1) seizoen van de winter.
deel van het jaar waarin het winter is; seizoen van de winter.

2) winterperiode met sportactiviteit.
jaarlijks terugkerende periode met sporttrainingen en competities in de winter; winterperiode waarin trainingen en wedstrijden van een sport zijn gepland.

3) winterperiode met culturele evenementen.
jaarlijks terugkerende periode met evenementen op het vlak van cultuur en ontspanning in de winter, zoals theatervoorstellingen, filmvertoningen, optredens enz.; winterperiode waarin evenementen op het vlak van cultuur en ontspanning zijn gepland.

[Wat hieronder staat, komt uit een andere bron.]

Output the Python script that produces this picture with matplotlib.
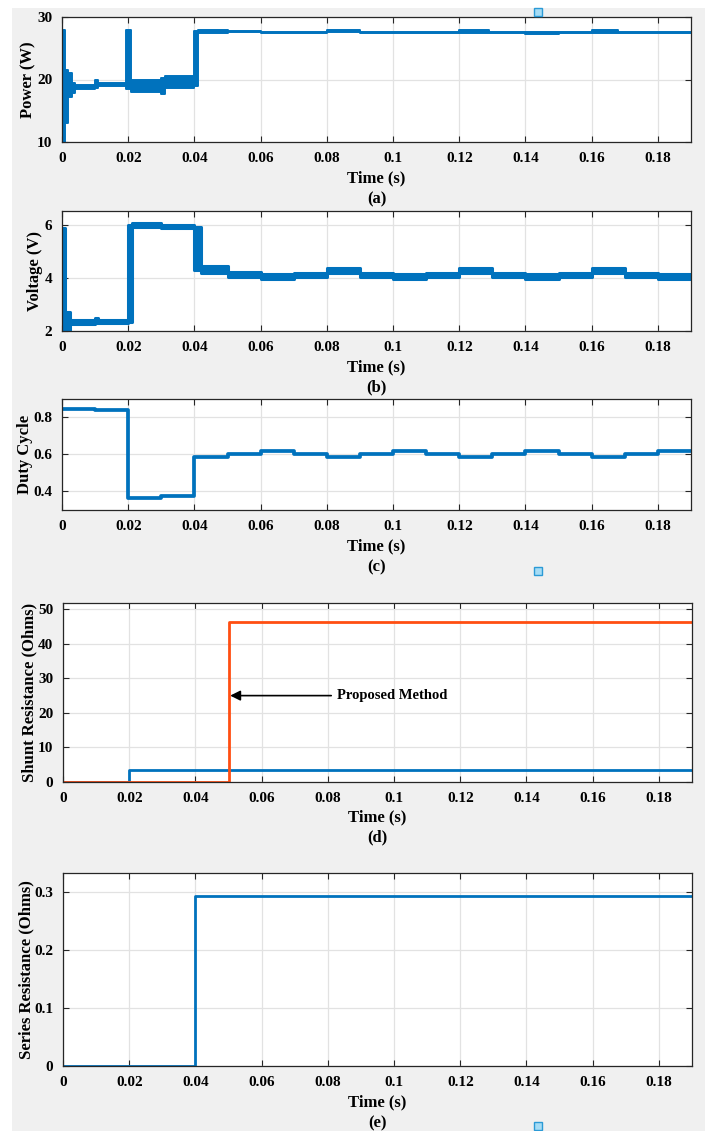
import matplotlib
matplotlib.use("Agg")
import matplotlib.pyplot as plt
from matplotlib.patches import Rectangle
from matplotlib.ticker import FuncFormatter, FixedLocator

plt.rcParams['font.family'] = ['Liberation Serif', 'DejaVu Serif']
plt.rcParams['font.weight'] = 'bold'

# ---------------- data ----------------
T_END = 0.19

# Output power band (step segments): start time, lower and upper envelope (W)
power_t = [0.0, 0.0008, 0.0018, 0.0030, 0.0040, 0.0100, 0.0110, 0.0194, 0.0207,
           0.0300, 0.0310, 0.0400, 0.0410, 0.0470, 0.0500, 0.0600, 0.0700, 0.0800,
           0.0900, 0.1200, 0.1290, 0.1400, 0.1500, 0.1600, 0.1680]
power_lo = [10.0, 13.0, 17.2, 17.8, 18.5, 18.7, 19.0, 18.5, 18.0,
            17.7, 18.6, 19.0, 27.4, 27.5, 27.55, 27.4, 27.5, 27.55,
            27.5, 27.5, 27.5, 27.35, 27.5, 27.5, 27.5]
power_hi = [28.0, 21.5, 21.0, 19.5, 19.1, 19.9, 19.4, 28.0, 20.0,
            20.3, 20.6, 27.8, 28.0, 27.9, 27.7, 27.6, 27.65, 27.85,
            27.65, 27.85, 27.65, 27.55, 27.65, 27.85, 27.65]

# Terminal voltage band (V)
volt_t = [0.0, 0.0008, 0.0025, 0.0100, 0.0110, 0.0198, 0.0210, 0.0300, 0.0400,
          0.0420, 0.0500, 0.0600, 0.0700, 0.0800, 0.0900, 0.1000, 0.1100, 0.1200,
          0.1300, 0.1400, 0.1500, 0.1600, 0.1700, 0.1800]
volt_lo = [2.0, 2.05, 2.27, 2.3, 2.3, 2.35, 5.95, 5.9, 4.3,
           4.2, 4.05, 3.98, 4.05, 4.2, 4.05, 3.98, 4.05, 4.2,
           4.05, 3.98, 4.05, 4.2, 4.05, 3.98]
volt_hi = [5.9, 2.7, 2.42, 2.48, 2.4, 6.0, 6.1, 6.0, 5.95,
           4.45, 4.22, 4.15, 4.2, 4.38, 4.2, 4.15, 4.2, 4.38,
           4.2, 4.15, 4.2, 4.38, 4.2, 4.15]

# Duty cycle
duty_t = [0.0, 0.01, 0.02, 0.03, 0.04, 0.05, 0.06, 0.07, 0.08, 0.09,
          0.10, 0.11, 0.12, 0.13, 0.14, 0.15, 0.16, 0.17, 0.18]
duty_v = [0.848, 0.839, 0.365, 0.375, 0.588, 0.600, 0.618, 0.600, 0.588, 0.600,
          0.618, 0.600, 0.588, 0.600, 0.618, 0.600, 0.588, 0.600, 0.618]

# Shunt resistance estimates (Ohms)
shunt_blue_t = [0.0, 0.02]
shunt_blue_v = [0.0, 3.4]
shunt_prop_t = [0.0, 0.05]
shunt_prop_v = [0.0, 46.3]

# Series resistance estimate (Ohms)
series_t = [0.0, 0.04]
series_v = [0.0, 0.293]

x_ticks = [0, 0.02, 0.04, 0.06, 0.08, 0.10, 0.12, 0.14, 0.16, 0.18]

# ---------------- style ----------------
W, H = 705, 1131
BLUE = '#0072BD'
ORANGE = '#FF4E12'
GRID = '#e2e2e2'
EDGE = '#262626'

fig = plt.figure(figsize=(W / 100, H / 100), dpi=100)
fig.patch.set_facecolor('white')
fig.patches.append(Rectangle((12 / W, 0), 1 - 12 / W, 1 - 8 / H,
                             transform=fig.transFigure, facecolor='#f0f0f0',
                             edgecolor='none', zorder=-10))
for (sx, sy) in [(534, 8), (534, 567), (534, 1122)]:
    fig.patches.append(Rectangle((sx / W, 1 - (sy + 8) / H), 8 / W, 8 / H,
                                 transform=fig.transFigure, facecolor='#a6dcf5',
                                 edgecolor='#2b9ad6', lw=1.0, zorder=5))


def box(x0, y0, x1, y1):
    return [x0 / W, 1 - y1 / H, (x1 - x0) / W, (y1 - y0) / H]


def ext(t, *vals):
    out = [list(t) + [T_END]]
    for v in vals:
        out.append(list(v) + [v[-1]])
    return out


def style(ax, ylim, yticks, ylabel, ylab_x, xlab_y, letter, letter_y, px):
    x0, y0, x1, y1 = px
    ax.set_facecolor('white')
    ax.set_xlim(0, T_END)
    ax.set_ylim(*ylim)
    ax.xaxis.set_major_locator(FixedLocator(x_ticks))
    ax.xaxis.set_major_formatter(FuncFormatter(lambda v, p: f"{round(v, 2):g}"))
    ax.yaxis.set_major_locator(FixedLocator(yticks))
    ax.yaxis.set_major_formatter(FuncFormatter(lambda v, p: f"{round(v, 2):g}"))
    ax.grid(True, color=GRID, lw=0.9)
    ax.set_axisbelow(True)
    for s in ax.spines.values():
        s.set_color(EDGE)
        s.set_linewidth(0.9)
    ax.tick_params(direction='in', length=4.5, width=0.8, color=EDGE,
                   top=True, right=True, labelsize=11, pad=7)
    for lab in ax.get_xticklabels() + ax.get_yticklabels():
        lab.set_fontweight('bold')
    ax.set_ylabel(ylabel, fontsize=12, fontweight='bold')
    ax.yaxis.label.set_va('center')
    ax.yaxis.set_label_coords((ylab_x - x0) / (x1 - x0), 0.5)
    ax.set_xlabel('Time (s)', fontsize=12, fontweight='bold')
    ax.xaxis.label.set_va('center')
    ax.xaxis.set_label_coords(0.5, -(xlab_y - y1) / (y1 - y0))
    fig.text((x0 + x1) / 2 / W, 1 - letter_y / H, letter,
             ha='center', va='center', fontsize=12, fontweight='bold')


# (a) power
pa = (62, 17, 691, 142)
ax = fig.add_axes(box(*pa))
t, lo, hi = ext(power_t, power_lo, power_hi)
ax.fill_between(t, lo, hi, step='post', facecolor=BLUE, edgecolor=BLUE, lw=1.4)
style(ax, (10, 30), [10, 20, 30], 'Power (W)', 28, 178, '(a)', 199, pa)

# (b) voltage
pb = (62, 211, 691, 331)
ax = fig.add_axes(box(*pb))
t, lo, hi = ext(volt_t, volt_lo, volt_hi)
ax.fill_between(t, lo, hi, step='post', facecolor=BLUE, edgecolor=BLUE, lw=2.2)
style(ax, (2, 6.54), [2, 4, 6], 'Voltage (V)', 35, 367, '(b)', 387, pb)

# (c) duty cycle
pc = (62, 399, 691, 510)
ax = fig.add_axes(box(*pc))
t, d = ext(duty_t, duty_v)
ax.step(t, d, where='post', color=BLUE, lw=2.7)
style(ax, (0.3, 0.9), [0.4, 0.6, 0.8], 'Duty Cycle', 25, 546, '(c)', 567, pc)

# (d) shunt resistance
pd_ = (63, 603, 692, 782)
ax = fig.add_axes(box(*pd_))
t, v = ext(shunt_blue_t, shunt_blue_v)
ax.step(t, v, where='post', color=BLUE, lw=2.0)
t, v = ext(shunt_prop_t, shunt_prop_v)
ax.step(t, v, where='post', color=ORANGE, lw=2.0)
ax.annotate('Proposed Method', xy=(0.0505, 25), xytext=(0.0827, 25),
            fontsize=10.5, fontweight='bold', ha='left', va='center',
            arrowprops=dict(arrowstyle='-|>', color='black', lw=1.2,
                            mutation_scale=15, shrinkA=2, shrinkB=0))
style(ax, (0, 51.8), [0, 10, 20, 30, 40, 50], 'Shunt Resistance (Ohms)', 29, 817, '(d)', 837, pd_)

# (e) series resistance
pe = (63, 873, 692, 1066)
ax = fig.add_axes(box(*pe))
t, v = ext(series_t, series_v)
ax.step(t, v, where='post', color=BLUE, lw=2.0)
style(ax, (0, 0.333), [0, 0.1, 0.2, 0.3], 'Series Resistance (Ohms)', 26, 1102, '(e)', 1123, pe)

fig.savefig('out.png', dpi=100, facecolor=fig.get_facecolor())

4) winterperiode met toeristische activiteit.
jaarlijks terugkerende periode in de winter die bestemd is voor activiteiten die verband houden met toerisme of andere vormen van vrijetijdsbesteding.

5) winterperiode als verkoopperiode.
jaarlijks terugkerende periode in de winter waarin men waren van een bepaalde soort of van een wisselend model of ontwerp te koop aanbiedt, zoals wintermode, consumentenelektronica enz..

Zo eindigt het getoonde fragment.